Justice Department sues five states for access to voter rolls, including four red ones
The latest batch of lawsuits targeted secretaries of state in Kentucky, New Jersey, Oklahoma, Utah and West Virginia.
The Justice Department sued five more states Thursday for access to its voter rolls after they failed to turn them over, including four states that are largely conservative and voted for President Donald Trump.
The latest batch of lawsuits targeted secretaries of state in Kentucky, New Jersey, Oklahoma, Utah and West Virginia.
The move comes as the DOJ pushes states to clean up their voter rolls ahead of the November midterms by removing inactive, non-citizen or duplicate records from their systems, and sued states that failed to turn over their respective rolls.
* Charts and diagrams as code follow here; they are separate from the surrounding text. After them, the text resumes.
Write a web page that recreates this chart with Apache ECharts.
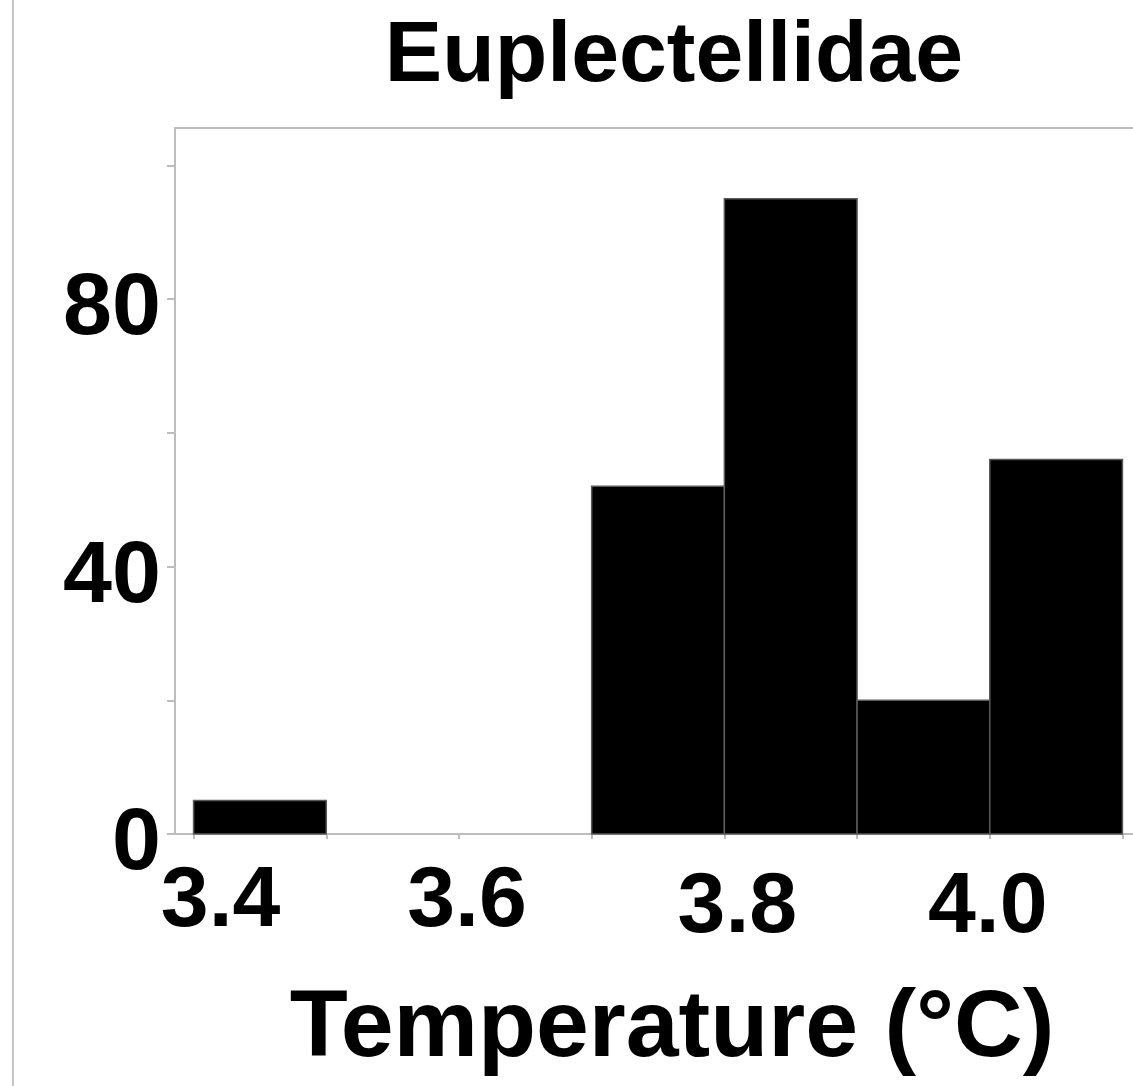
<!DOCTYPE html>
<html>
<head>
<meta charset="utf-8">
<script src="https://cdn.jsdelivr.net/npm/echarts@6/dist/echarts.min.js"></script>
<style>
  html, body { margin: 0; padding: 0; background: #fff; overflow: hidden; }
  #chart { width: 1160px; height: 1086px; }
</style>
</head>
<body>
<div id="chart"></div>
<script>
// ---- Data ----
const binStarts = [3.4, 3.5, 3.6, 3.7, 3.8, 3.9, 4.0];
const binWidth = 0.1;
const counts = [5, 0, 0, 52, 95, 20, 56];
const xTickValues = [3.4, 3.5, 3.6, 3.7, 3.8, 3.9, 4.0, 4.1];
const xLabelValues = [3.4, 3.6, 3.8, 4.0];
const xLabelTexts = ['3.4', '3.6', '3.8', '4.0'];
const yTickValues = [0, 20, 40, 60, 80, 100];
const yLabelValues = [0, 40, 80];
const titleText = 'Euplectellidae';
const xName = 'Temperature (°C)';

const FONT = '"Liberation Sans", Arial, Helvetica, sans-serif';
const GRAY = '#bdbdbd';

const seriesData = binStarts.map((s, i) => [s, +(s + binWidth).toFixed(2), counts[i]]);

// per-label fine placement (rich styles)
const xRich = {
  l0: { fontFamily: FONT, fontWeight: 'bold', fontSize: 86, color: '#000', padding: [0, 0, 0, 54] },
  l1: { fontFamily: FONT, fontWeight: 'bold', fontSize: 86, color: '#000', padding: [0, 0, 0, 16] },
  l2: { fontFamily: FONT, fontWeight: 'bold', fontSize: 86, color: '#000', padding: [6, 0, 0, 26] },
  l3: { fontFamily: FONT, fontWeight: 'bold', fontSize: 86, color: '#000', padding: [6, 4, 0, 0] }
};
const yRich = {
  y: { fontFamily: FONT, fontWeight: 'bold', fontSize: 88, color: '#000', padding: [22, 0, 0, 0] }
};

const chart = echarts.init(document.getElementById('chart'), null, { renderer: 'canvas' });
chart.setOption({
  backgroundColor: '#fff',
  animation: false,
  title: {
    text: titleText,
    left: 674,
    top: 14,
    padding: 0,
    textAlign: 'center',
    textStyle: { fontFamily: FONT, fontWeight: 'bold', fontSize: 86, color: '#000' }
  },
  graphic: [{
    type: 'line',
    shape: { x1: 13, y1: 0, x2: 13, y2: 1086 },
    style: { stroke: '#c4c4c4', lineWidth: 2 }
  }],
  grid: {
    left: 175, right: 11, top: 128, bottom: 252,
    show: true, borderColor: GRAY, borderWidth: 2, backgroundColor: 'transparent'
  },
  xAxis: {
    type: 'value',
    min: 3.386,
    max: 4.12,
    name: xName,
    nameLocation: 'middle',
    nameGap: 148,
    nameTextStyle: { fontFamily: FONT, fontWeight: 'bold', fontSize: 95, color: '#000', padding: [0, 0, 0, 20] },
    splitLine: { show: false },
    axisLine: { show: true, lineStyle: { color: GRAY, width: 2 } },
    axisTick: { show: true, customValues: xTickValues, length: 5, lineStyle: { color: GRAY, width: 2 } },
    axisLabel: {
      show: true,
      customValues: xLabelValues,
      margin: 25,
      fontFamily: FONT, fontWeight: 'bold', fontSize: 86, color: '#000',
      formatter: function (v) {
        const i = xLabelValues.findIndex(x => Math.abs(x - v) < 1e-6);
        return i < 0 ? '' : '{l' + i + '|' + xLabelTexts[i] + '}';
      },
      rich: xRich
    }
  },
  yAxis: {
    type: 'value',
    min: 0,
    max: 105.6,
    interval: 20,
    splitLine: { show: false },
    axisLine: { show: true, lineStyle: { color: GRAY, width: 2 } },
    axisTick: { show: true, customValues: yTickValues, length: 8, lineStyle: { color: GRAY, width: 2 } },
    axisLabel: {
      show: true,
      customValues: yLabelValues,
      margin: 14,
      fontFamily: FONT, fontWeight: 'bold', fontSize: 88, color: '#000',
      formatter: function (v) { return '{y|' + v + '}'; },
      rich: yRich
    }
  },
  series: [{
    type: 'custom',
    data: seriesData,
    encode: { x: [0, 1], y: 2 },
    renderItem: function (params, api) {
      const x0 = api.value(0), x1 = api.value(1), c = api.value(2);
      if (!c) return null;
      const p0 = api.coord([x0, c]);
      const p1 = api.coord([x1, 0]);
      return {
        type: 'rect',
        shape: { x: p0[0], y: p0[1], width: p1[0] - p0[0], height: p1[1] - p0[1] },
        style: { fill: '#000', stroke: '#5a5a5a', lineWidth: 1.5 }
      };
    }
  }]
});
</script>
</body>
</html>
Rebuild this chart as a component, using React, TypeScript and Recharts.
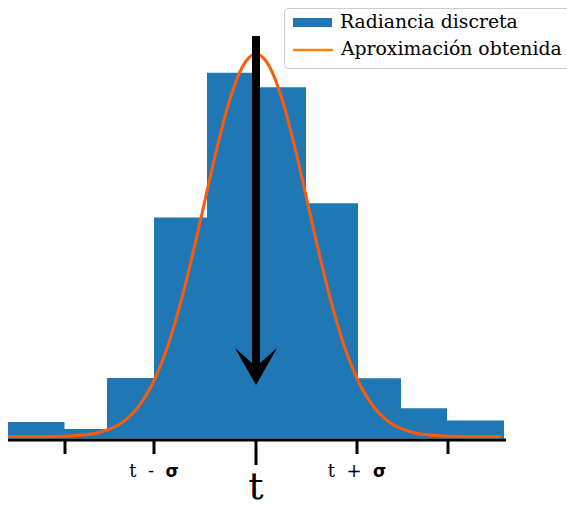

The DOJ has largely targeted blue states such as California, Oregon and Maryland, but Kentucky, Oklahoma, Utah and West Virginia are all predominantly Republican and the states voted for Trump in 2020 and 2024, Politico reported.
“We will not be deterred, regardless of party affiliation, from carrying out critical election integrity legal duties,” Assistant Attorney General for Civil Rights Harmeet Dhillon said in a statement.
Dhillon also said Thursday that the DOJ has appealed decisions related to voter rolls in California, Michigan and Oregon.
The department has argued that it has the authority to review state voter rolls through the National Voter Registration Act, the Help America Vote Act, and the Civil Rights Act of 1960.